**Task objective:** Transcribe the full listing exactly, and drop every picture.

**Supplied data:**

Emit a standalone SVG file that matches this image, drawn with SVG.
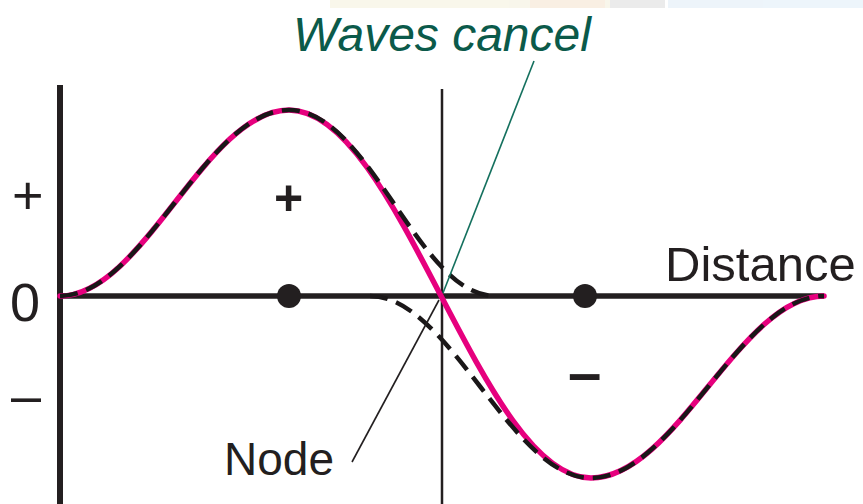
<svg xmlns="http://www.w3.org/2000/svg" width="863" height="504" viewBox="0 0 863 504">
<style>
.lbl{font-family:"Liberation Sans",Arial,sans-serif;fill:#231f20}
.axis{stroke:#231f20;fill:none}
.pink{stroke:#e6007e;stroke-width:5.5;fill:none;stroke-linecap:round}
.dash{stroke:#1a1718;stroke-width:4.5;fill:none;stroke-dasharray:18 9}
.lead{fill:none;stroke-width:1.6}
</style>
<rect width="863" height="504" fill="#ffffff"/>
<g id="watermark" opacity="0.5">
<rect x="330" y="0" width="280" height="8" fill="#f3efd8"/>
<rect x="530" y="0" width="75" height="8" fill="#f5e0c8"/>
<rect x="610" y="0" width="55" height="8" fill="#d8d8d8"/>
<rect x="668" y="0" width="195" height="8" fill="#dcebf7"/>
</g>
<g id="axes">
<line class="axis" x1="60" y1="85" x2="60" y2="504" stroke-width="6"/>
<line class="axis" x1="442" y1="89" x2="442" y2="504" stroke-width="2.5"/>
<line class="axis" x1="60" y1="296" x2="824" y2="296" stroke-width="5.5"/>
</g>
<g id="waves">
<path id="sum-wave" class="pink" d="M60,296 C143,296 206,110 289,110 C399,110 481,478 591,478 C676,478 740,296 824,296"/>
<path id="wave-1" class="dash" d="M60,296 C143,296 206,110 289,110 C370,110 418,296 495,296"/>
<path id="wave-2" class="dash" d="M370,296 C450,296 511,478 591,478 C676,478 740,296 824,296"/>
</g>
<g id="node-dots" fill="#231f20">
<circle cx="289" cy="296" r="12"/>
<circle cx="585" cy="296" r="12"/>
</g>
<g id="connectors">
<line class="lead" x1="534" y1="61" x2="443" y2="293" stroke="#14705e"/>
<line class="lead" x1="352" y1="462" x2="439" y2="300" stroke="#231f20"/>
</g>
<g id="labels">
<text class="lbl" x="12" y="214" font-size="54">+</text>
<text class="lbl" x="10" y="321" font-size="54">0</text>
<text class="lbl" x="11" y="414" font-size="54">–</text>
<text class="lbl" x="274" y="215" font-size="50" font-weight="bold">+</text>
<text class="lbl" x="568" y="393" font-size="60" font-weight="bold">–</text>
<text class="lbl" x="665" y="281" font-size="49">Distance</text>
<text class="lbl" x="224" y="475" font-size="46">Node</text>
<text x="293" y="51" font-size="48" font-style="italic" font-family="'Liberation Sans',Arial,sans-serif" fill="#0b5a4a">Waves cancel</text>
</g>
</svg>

**The response:**
Emit a standalone SVG file that matches this image, drawn with SVG.
<svg xmlns="http://www.w3.org/2000/svg" width="863" height="504" viewBox="0 0 863 504">
<style>
.lbl{font-family:"Liberation Sans",Arial,sans-serif;fill:#231f20}
.axis{stroke:#231f20;fill:none}
.pink{stroke:#e6007e;stroke-width:5.5;fill:none;stroke-linecap:round}
.dash{stroke:#1a1718;stroke-width:4.5;fill:none;stroke-dasharray:18 9}
.lead{fill:none;stroke-width:1.6}
</style>
<rect width="863" height="504" fill="#ffffff"/>
<g id="watermark" opacity="0.5">
<rect x="330" y="0" width="280" height="8" fill="#f3efd8"/>
<rect x="530" y="0" width="75" height="8" fill="#f5e0c8"/>
<rect x="610" y="0" width="55" height="8" fill="#d8d8d8"/>
<rect x="668" y="0" width="195" height="8" fill="#dcebf7"/>
</g>
<g id="axes">
<line class="axis" x1="60" y1="85" x2="60" y2="504" stroke-width="6"/>
<line class="axis" x1="442" y1="89" x2="442" y2="504" stroke-width="2.5"/>
<line class="axis" x1="60" y1="296" x2="824" y2="296" stroke-width="5.5"/>
</g>
<g id="waves">
<path id="sum-wave" class="pink" d="M60,296 C143,296 206,110 289,110 C399,110 481,478 591,478 C676,478 740,296 824,296"/>
<path id="wave-1" class="dash" d="M60,296 C143,296 206,110 289,110 C370,110 418,296 495,296"/>
<path id="wave-2" class="dash" d="M370,296 C450,296 511,478 591,478 C676,478 740,296 824,296"/>
</g>
<g id="node-dots" fill="#231f20">
<circle cx="289" cy="296" r="12"/>
<circle cx="585" cy="296" r="12"/>
</g>
<g id="connectors">
<line class="lead" x1="534" y1="61" x2="443" y2="293" stroke="#14705e"/>
<line class="lead" x1="352" y1="462" x2="439" y2="300" stroke="#231f20"/>
</g>
<g id="labels">
<text class="lbl" x="12" y="214" font-size="54">+</text>
<text class="lbl" x="10" y="321" font-size="54">0</text>
<text class="lbl" x="11" y="414" font-size="54">–</text>
<text class="lbl" x="274" y="215" font-size="50" font-weight="bold">+</text>
<text class="lbl" x="568" y="393" font-size="60" font-weight="bold">–</text>
<text class="lbl" x="665" y="281" font-size="49">Distance</text>
<text class="lbl" x="224" y="475" font-size="46">Node</text>
<text x="293" y="51" font-size="48" font-style="italic" font-family="'Liberation Sans',Arial,sans-serif" fill="#0b5a4a">Waves cancel</text>
</g>
</svg>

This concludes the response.